1. Upacara kematian para pemimpin negeri (Hukum Basar, Hukum Kadua, Hukum Tua) dan tokoh masyarakat, mendapat pengawalan Kabasaran. Juga pada perkawinan keluarga pemimpin negeri.

2. Pesta adat, upacara adat penjemputan tamu agung pejabat tinggi Belanda Residen, kontrolir oleh Kabasaran.

3. Kabasaran bertugas sebagai “Opas” (Polisi desa).

4. Seorang Kabasaran berdinas menjaga pos jaga untuk keamanan wilayah setahun 24 hari.

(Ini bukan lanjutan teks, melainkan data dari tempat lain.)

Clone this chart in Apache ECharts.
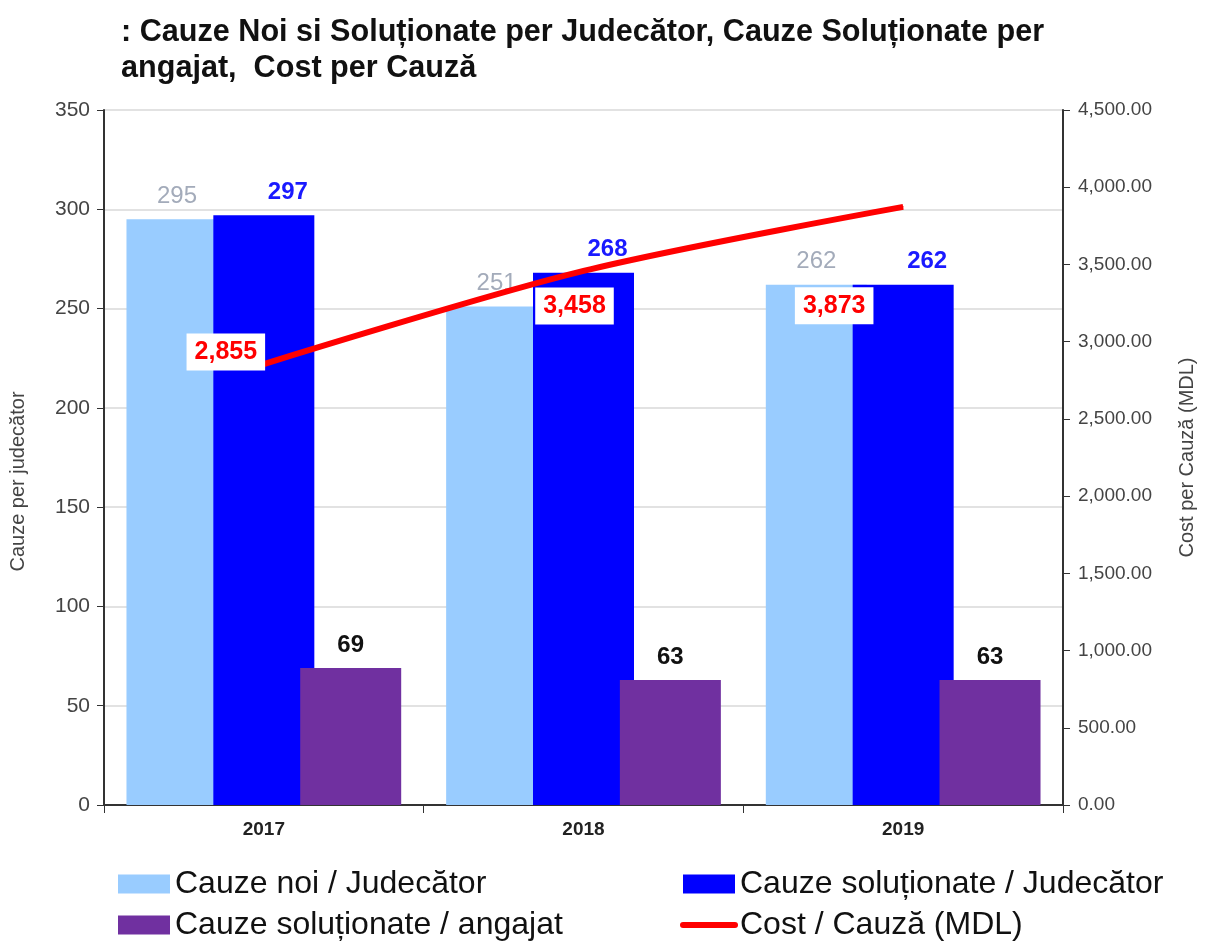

Kabasaran yang telah ditetapkan sebagai polisi desa dalam Staatsblad tersebut diatas, akhirnya dengan terpaksa oleh pihak belanda harus ditiadakan pada tahun 1901 karena saat itu ada 28 orang tawanan yang melarikan diri dari penjara Manado. Untuk menangkap kembali seluruh tawanan yang melarikan diri tersebut, pihak Belanda memerintahkan polisi desa, dalam hal ini Kabasaran, untuk menangkap para tawanan tersebut. Namun malang nasibnya para tawanan tersebut, karena mereka tidak ditangkap hidup-hidup melainkan semuanya tewas dicincang oleh Kabasaran. Para Kabasaran pada saat itu berada dalam organisasi desa dipimpin Hukum Tua. Tiap negeri atau kampung memiliki sepuluh orang Kabasaran salah satunya adalah pemimpin dari regu tersebut yang disebut “Pa’impulu’an ne Kabasaran”. Dengan status sebagai pegawai desa, mereka mendapat tunjangan berupa beras, gula putih, dan kain.

Sungguh mengerikan para Kabasaran pada waktu itu, karena meski hanya digaji dengan beras, gula putih, dan kain, mereka sanggup membantai 28 orang yang seluruhnya tewas dengan luka-luka yang mengerikan.